Grafing:Ein Hauch von Hambacher Forst

Grafing: Samstagvormittag bei Grafing: Junge Demonstranten vom Bund Naturschutz Ebersberg haben für ihren Protest Hängematten in die Bäume gehängt.

Samstagvormittag bei Grafing: Junge Demonstranten vom Bund Naturschutz Ebersberg haben für ihren Protest Hängematten in die Bäume gehängt.

(Foto: Christian Endt)

Nachdem sich mehr als 3300 Menschen bereits an einer Petition beteiligt haben, demonstrieren am Samstag etwa 200 Menschen für den Erhalt der alten Eichen: "Baumhäuser sind auch schon in Planung."

Von Franziska Langhammer, Grafing

Das Wetter an diesem Samstag Mittag könnte nicht symbolträchtiger sein: Eine schwere Gewitterwolke zieht aus der Ferne heran, ab und zu lässt sich Donnergrollen vernehmen. Es braut sich etwas zusammen, das viele hier als Unheil empfinden. Und so ist die Stimmung unter den etwa 200 Menschen, die sich Vormittags bei den Eichen unweit des Seeschneider Kreisels vor Grafing versammeln, größtenteils bedrückt - und wütend. Darüber, dass die 300 und 100 Jahre alten Bäume einer Neutrassierung der Straße Richtung Nettelkofen weichen sollen, inklusive neuem Rad- und Gehweg.

Absperrbänder sind auf dem Boden ausgelegt, Banner werden entrollt mit Aufschriften wie "Heute macht ihr eine Eiche kalt - morgen einen ganzen Wald". Das Publikum ist gemischt: Kinder malen mit Kreide auf eine Tafel, Jugendliche unterhalten sich angeregt, ältere Menschen blicken sorgenvoll auf die Bäume, viele tragen Mundschutz. Die meisten sind zu Fuß oder mit dem Fahrrad hier. Organisiert hat die Kundgebung die Ortsgruppe des Bund Naturschutz (BN) Grafing, unterstützt wurde sie dabei unter anderem von den Grünen im Landkreis Ebersberg, der Grünen Jugend im Landkreis, der SPD, der ÖDP, der Bayernpartei, der Landesbund für Vogelschutz und dem Kreisheimatpfleger.
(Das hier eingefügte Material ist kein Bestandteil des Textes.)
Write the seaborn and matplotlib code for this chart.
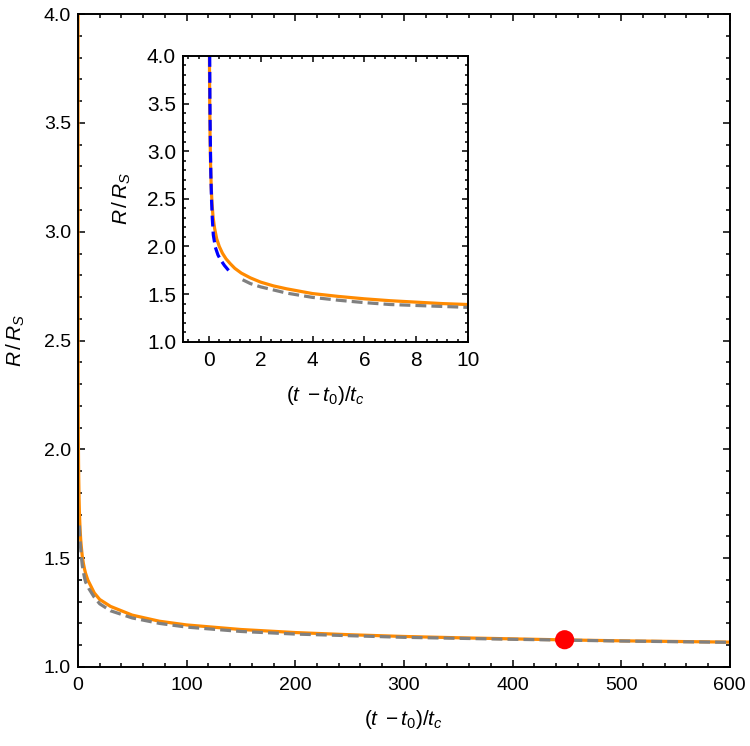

Nach dem Grußwort von Organisator Klaus Grünebach geben sich die Redner das Mikrofon in die Hand, beziehungsweise die Tüte: Wegen Corona muss das Mikro bei jedem neuen Redner neu bezogen werden. Schnell wird klar, dass es bei dieser Demonstration nicht nur um die Fällung der beiden Eichen geht, sondern um eine weltweit verfehlte Klimapolitik. Unausgesprochen steht die Frage im Wald: Was erwartet uns, wenn wir dieses Vorhaben hier in Grafing, direkt vor unserer Haustür schon nicht abwehren können?

Den Anfang der Redner macht Björn Walz, Klimaexperte aus der Region, der erst einmal Fakten präsentiert: In den vergangenen 150 Jahren sei der CO2-Gehalt in der Atmosphäre um 50 Prozent angestiegen. "Es gilt jetzt dringend zu handeln", sagt er. Eine Möglichkeit sei, Bäume zu pflanzen, welche das CO2 aus der Atmosphäre herausfiltern. "Man müsste weltweit aufforsten statt abholzen", so Walz. "Die Fällung des Baumes ist unsinnig."

Waltraud Gruber, die Fraktionssprecherin der Grünen im Kreistag, adressiert die Entscheidungsträger in dieser Sache: "Der Landkreis Ebersberg kann seine Planung noch ändern. Geht nicht, gilt nicht!" Auch Bianka Poschenrieder (SPD), die Zweite Bürgermeisterin Zornedings, empört sich über die Untere Naturschutzbehörde des Landkreises, welche ihre Zustimmung zu der Fällaktion gegeben hat. Buh-Rufe machen die Runde. "Da werden lieber 650000 Euro an Fördermitteln kassiert", ruft Poschenrieder. Sie bezieht sich auf die staatlichen Zuschüsse für das Bauprojekt.

Eine der jüngsten Rednerinnen muss auf ein Treppchen steigen, um ans Mikro zu kommen: Rosamund Schmid ist zehn Jahre alt und erzählt, dass sie Landrat Robert Niedergesäß (CSU) einen Brief geschickt habe. Er habe geantwortet, dass er keine Alternative hätte. "Ich finde, dass er sich nicht genug Mühe macht", sagt Rosamund unter Applaus.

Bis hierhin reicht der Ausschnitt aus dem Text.